>> begin GIVEN INFORMATION
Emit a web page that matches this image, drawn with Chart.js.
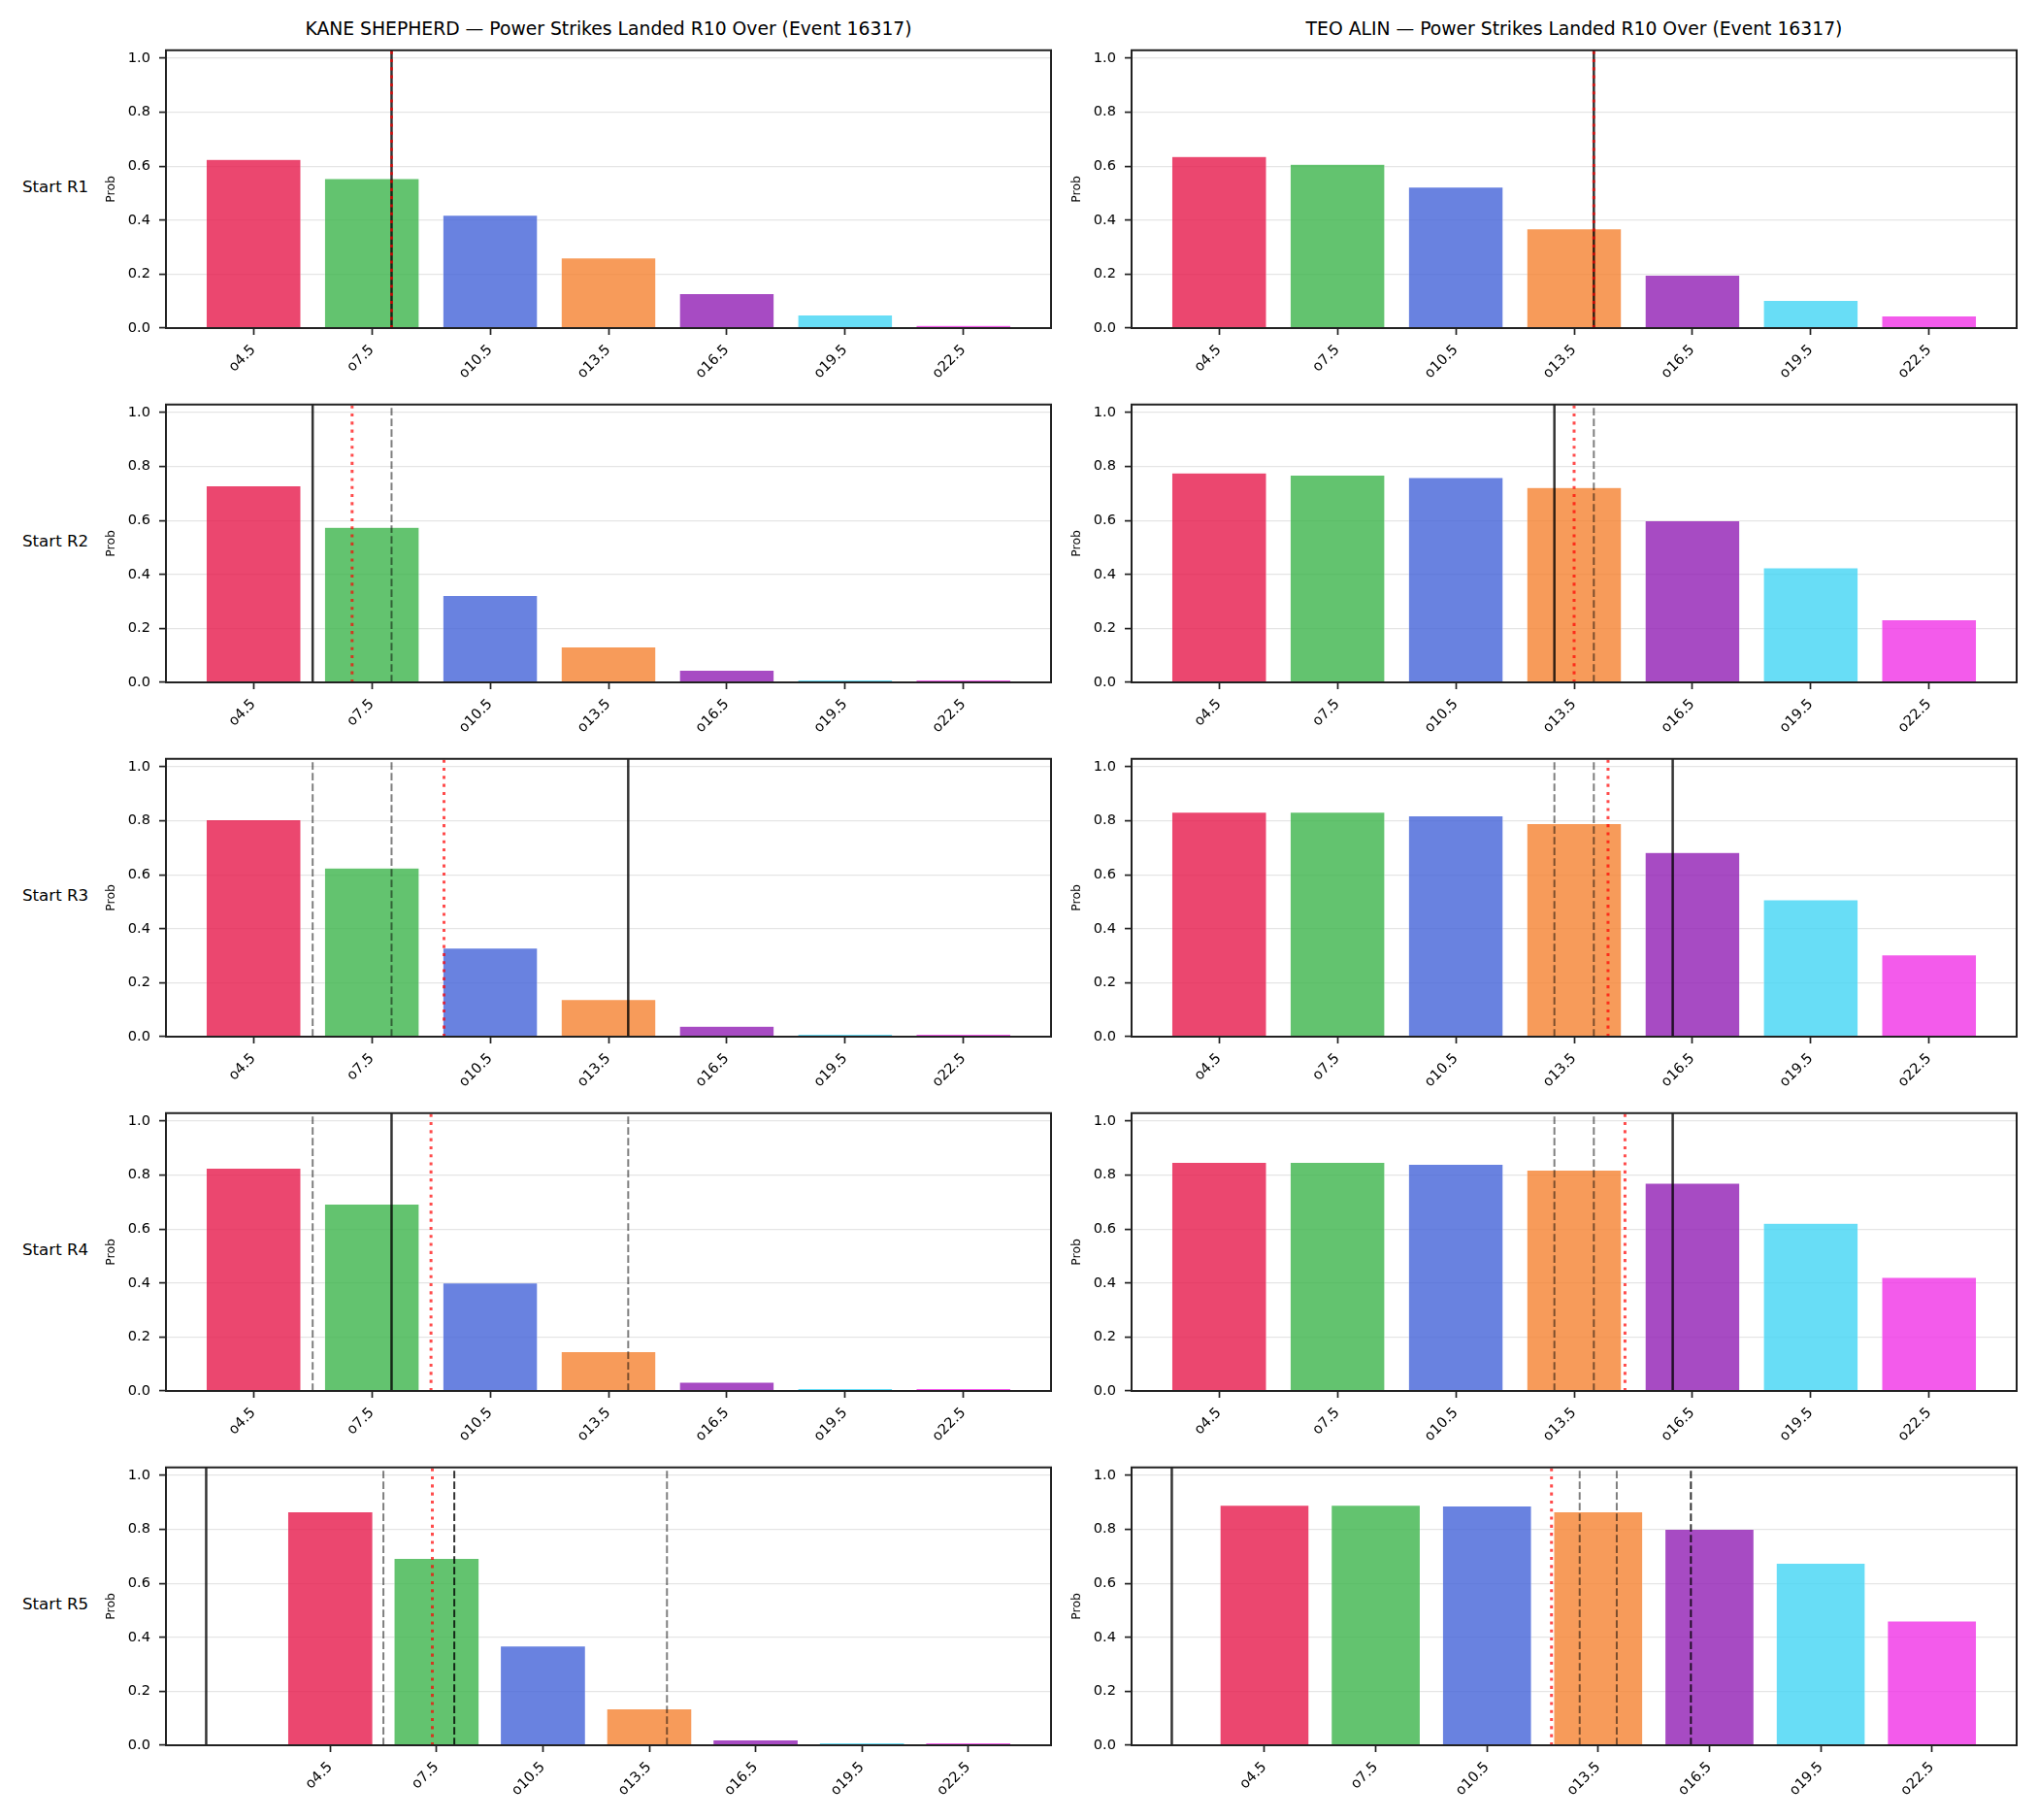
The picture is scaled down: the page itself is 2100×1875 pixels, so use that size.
<!DOCTYPE html>
<html>
<head>
<meta charset="utf-8">
<script src="https://cdn.jsdelivr.net/npm/chart.js@4.4.1/dist/chart.umd.min.js"></script>
<style>
  body { margin: 0; background: #fff; }
  #fig { position: relative; width: 2100px; height: 1875px; background: #fff; font-family: 'DejaVu Sans', sans-serif; color: #000; overflow: hidden; }
  .panel { position: absolute; }
  .title { position: absolute; font-size: 18.75px; line-height: 18.75px; text-align: center; white-space: nowrap; }
  .rowlabel { position: absolute; font-size: 16.67px; line-height: 16.67px; white-space: nowrap; }
</style>
</head>
<body>
<div id="fig"></div>
<script>
// --- Data ---
const categories = ['o4.5', 'o7.5', 'o10.5', 'o13.5', 'o16.5', 'o19.5', 'o22.5'];
const thresholds = [4.5, 7.5, 10.5, 13.5, 16.5, 19.5, 22.5];
const yTicks = [0, 0.2, 0.4, 0.6, 0.8, 1.0];
const rowLabels = ['Start R1', 'Start R2', 'Start R3', 'Start R4', 'Start R5'];
const titles = [
    'KANE SHEPHERD — Power Strikes Landed R10 Over (Event 16317)',
    'TEO ALIN — Power Strikes Landed R10 Over (Event 16317)'
];
const barColors = ['#e6194b', '#3cb44b', '#4363d8', '#f58231', '#911eb4', '#42d4f4', '#f032e6'];

// Kane Shepherd, prob per line, one array per start round
const kaneR1 = [0.625, 0.554, 0.418, 0.260, 0.128, 0.049, 0.010];
const kaneR2 = [0.729, 0.575, 0.322, 0.131, 0.045, 0.009, 0.009];
const kaneR3 = [0.804, 0.625, 0.328, 0.138, 0.039, 0.009, 0.009];
const kaneR4 = [0.826, 0.693, 0.400, 0.146, 0.032, 0.009, 0.009];
const kaneR5 = [0.865, 0.693, 0.368, 0.135, 0.020, 0.009, 0.009];

// Teo Alin
const teoR1 = [0.636, 0.607, 0.523, 0.368, 0.196, 0.103, 0.045];
const teoR2 = [0.776, 0.768, 0.759, 0.722, 0.599, 0.425, 0.232];
const teoR3 = [0.832, 0.832, 0.819, 0.790, 0.683, 0.507, 0.303];
const teoR4 = [0.847, 0.847, 0.840, 0.819, 0.770, 0.622, 0.421];
const teoR5 = [0.890, 0.890, 0.887, 0.865, 0.801, 0.675, 0.461];

// vertical markers (in strikes), one entry per start round
const kaneSolid = [8, 6, 14, 8, 1];
const kaneRed = [8, 7, 9.33, 9, 7.38];
const kaneGrey = [[], [8], [6, 8], [6, 14], [6, 14]];
const kaneDark = [null, null, null, null, 8];

const teoSolid = [14, 13, 16, 16, 2];
const teoRed = [14, 13.5, 14.36, 14.79, 12.24];
const teoGrey = [[], [14], [13, 14], [13, 14], [13, 14]];
const teoDark = [null, null, null, null, 16];

const probs = [
    [kaneR1, kaneR2, kaneR3, kaneR4, kaneR5],
    [teoR1, teoR2, teoR3, teoR4, teoR5]
];
const markers = [
    { solid: kaneSolid, red: kaneRed, grey: kaneGrey, dark: kaneDark },
    { solid: teoSolid, red: teoRed, grey: teoGrey, dark: teoDark }
];

// --- Layout (px) ---
const axLeft = [171, 1166];
const axTop = [50, 415, 780, 1145, 1510];
const axW = 912, axH = 288;
const padL = 70, padR = 10, padT = 16, padB = 70;
const FONT = "'DejaVu Sans', sans-serif";

Chart.defaults.font.family = FONT;

document.addEventListener('DOMContentLoaded', () => {
    const fig = document.getElementById('fig');

    titles.forEach((t, c) => {
        const d = document.createElement('div');
        d.className = 'title';
        d.style.left = axLeft[c] + 'px';
        d.style.width = axW + 'px';
        d.style.top = (axTop[0] - 29) + 'px';
        d.innerText = t;
        fig.appendChild(d);
    });

    rowLabels.forEach((t, r) => {
        const d = document.createElement('div');
        d.className = 'rowlabel';
        d.style.left = '23px';
        d.style.top = (axTop[r] + 135) + 'px';
        d.innerText = t;
        fig.appendChild(d);
    });

    for (let r = 0; r < rowLabels.length; r++) {
        for (let c = 0; c < 2; c++) {
            makePanel(fig, r, c);
        }
    }
});

function hexA(hex, a) {
    const n = parseInt(hex.slice(1), 16);
    return `rgba(${(n >> 16) & 255}, ${(n >> 8) & 255}, ${n & 255}, ${a})`;
}

// like matplotlib autoscale: bars + axvlines, 5% margin
function xLimits(m) {
    const vals = [m.solid, m.red, m.dark, ...m.grey].filter(v => v !== null && v !== undefined);
    const half = 0.4 * (thresholds[1] - thresholds[0]);
    const lo = Math.min(thresholds[0] - half, ...vals);
    const hi = Math.max(thresholds[thresholds.length - 1] + half, ...vals);
    const pad = 0.05 * (hi - lo);
    return [lo - pad, hi + pad];
}

function markerPlugin(m) {
    return {
        id: 'markers',
        afterDatasetsDraw(chart) {
            const { ctx, chartArea: a } = chart;
            const x = chart.scales.x;
            ctx.save();
            ctx.beginPath();
            ctx.rect(a.left, a.top, a.right - a.left, a.bottom - a.top);
            ctx.clip();
            const draw = (v, color, width, dash) => {
                if (v === null || v === undefined) return;
                const px = x.getPixelForValue(v);
                ctx.strokeStyle = color;
                ctx.lineWidth = width;
                ctx.setLineDash(dash);
                ctx.beginPath();
                ctx.moveTo(px, a.bottom);
                ctx.lineTo(px, a.top);
                ctx.stroke();
            };
            m.grey.forEach(v => draw(v, 'rgba(0,0,0,0.5)', 2, [7.7, 3.3]));
            draw(m.dark, 'rgba(0,0,0,0.8)', 2, [7.7, 3.3]);
            draw(m.solid, 'rgba(0,0,0,0.8)', 2.5, []);
            draw(m.red, 'rgba(255,0,0,0.7)', 3, [3.1, 5.2]);
            ctx.restore();
        }
    };
}

const spinePlugin = {
    id: 'spines',
    afterDraw(chart) {
        const { ctx, chartArea: a } = chart;
        ctx.save();
        ctx.strokeStyle = '#222';
        ctx.lineWidth = 2;
        ctx.strokeRect(a.left, a.top, a.right - a.left, a.bottom - a.top);
        ctx.restore();
    }
};

function makePanel(fig, r, c) {
    const vals = probs[c][r];
    const mk = markers[c];
    const m = { solid: mk.solid[r], red: mk.red[r], grey: mk.grey[r], dark: mk.dark[r] };
    const lim = xLimits(m);

    const wrap = document.createElement('div');
    wrap.className = 'panel';
    wrap.style.left = (axLeft[c] - padL) + 'px';
    wrap.style.top = (axTop[r] - padT) + 'px';
    const canvas = document.createElement('canvas');
    canvas.width = padL + axW + padR;
    canvas.height = padT + axH + padB;
    canvas.style.width = canvas.width + 'px';
    canvas.style.height = canvas.height + 'px';
    wrap.appendChild(canvas);
    fig.appendChild(wrap);

    new Chart(canvas.getContext('2d'), {
        type: 'bar',
        data: {
            datasets: [{
                data: thresholds.map((t, i) => ({ x: t, y: vals[i] })),
                backgroundColor: barColors.map(col => hexA(col, 0.8)),
                borderColor: 'rgba(255,255,255,0.8)',
                borderWidth: 0.5,
                barPercentage: 0.8,
                categoryPercentage: 1.0
            }]
        },
        options: {
            responsive: false,
            animation: false,
            devicePixelRatio: 1,
            layout: { padding: { top: padT, right: padR, left: 0, bottom: 0 } },
            plugins: { legend: { display: false }, tooltip: { enabled: false } },
            scales: {
                x: {
                    type: 'linear',
                    offset: false,
                    min: lim[0],
                    max: lim[1],
                    afterBuildTicks: s => { s.ticks = thresholds.map(v => ({ value: v })); },
                    afterFit: s => { s.height = padB; },
                    ticks: {
                        autoSkip: false,
                        minRotation: 45,
                        maxRotation: 45,
                        padding: 7,
                        color: '#000',
                        font: { family: FONT, size: 14.6 },
                        callback: (v, i) => categories[i]
                    },
                    grid: {
                        display: true,
                        offset: false,
                        drawOnChartArea: false,
                        drawTicks: true,
                        tickLength: 7,
                        tickColor: '#222',
                        tickWidth: 1.7
                    },
                    border: { display: false }
                },
                y: {
                    min: 0,
                    max: 1.03,
                    afterBuildTicks: s => { s.ticks = yTicks.map(v => ({ value: v })); },
                    afterFit: s => { s.width = padL; },
                    ticks: {
                        padding: 9,
                        color: '#000',
                        font: { family: FONT, size: 14.6 },
                        callback: v => Number(v).toFixed(1)
                    },
                    grid: {
                        color: 'rgba(0,0,0,0.1)',
                        lineWidth: 1.2,
                        drawTicks: true,
                        tickLength: 7,
                        tickColor: '#222',
                        tickWidth: 1.7
                    },
                    border: { display: false },
                    title: {
                        display: true,
                        text: 'Prob',
                        color: '#000',
                        font: { family: FONT, size: 12.5 },
                        padding: { top: 6, bottom: 0 }
                    }
                }
            }
        },
        plugins: [markerPlugin(m), spinePlugin]
    });
}
</script>
</body>
</html>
>> end GIVEN INFORMATION
WORK REQUIRED: Starting with the line with "The picture is" and ending with the line with "0.020, 0.009, 0.009];", extract every line exactly and nothing outside that span.

RESPONSE FOR THIS EXERCISE:
The picture is scaled down: the page itself is 2100×1875 pixels, so use that size.
<!DOCTYPE html>
<html>
<head>
<meta charset="utf-8">
<script src="https://cdn.jsdelivr.net/npm/chart.js@4.4.1/dist/chart.umd.min.js"></script>
<style>
  body { margin: 0; background: #fff; }
  #fig { position: relative; width: 2100px; height: 1875px; background: #fff; font-family: 'DejaVu Sans', sans-serif; color: #000; overflow: hidden; }
  .panel { position: absolute; }
  .title { position: absolute; font-size: 18.75px; line-height: 18.75px; text-align: center; white-space: nowrap; }
  .rowlabel { position: absolute; font-size: 16.67px; line-height: 16.67px; white-space: nowrap; }
</style>
</head>
<body>
<div id="fig"></div>
<script>
// --- Data ---
const categories = ['o4.5', 'o7.5', 'o10.5', 'o13.5', 'o16.5', 'o19.5', 'o22.5'];
const thresholds = [4.5, 7.5, 10.5, 13.5, 16.5, 19.5, 22.5];
const yTicks = [0, 0.2, 0.4, 0.6, 0.8, 1.0];
const rowLabels = ['Start R1', 'Start R2', 'Start R3', 'Start R4', 'Start R5'];
const titles = [
    'KANE SHEPHERD — Power Strikes Landed R10 Over (Event 16317)',
    'TEO ALIN — Power Strikes Landed R10 Over (Event 16317)'
];
const barColors = ['#e6194b', '#3cb44b', '#4363d8', '#f58231', '#911eb4', '#42d4f4', '#f032e6'];

// Kane Shepherd, prob per line, one array per start round
const kaneR1 = [0.625, 0.554, 0.418, 0.260, 0.128, 0.049, 0.010];
const kaneR2 = [0.729, 0.575, 0.322, 0.131, 0.045, 0.009, 0.009];
const kaneR3 = [0.804, 0.625, 0.328, 0.138, 0.039, 0.009, 0.009];
const kaneR4 = [0.826, 0.693, 0.400, 0.146, 0.032, 0.009, 0.009];
const kaneR5 = [0.865, 0.693, 0.368, 0.135, 0.020, 0.009, 0.009];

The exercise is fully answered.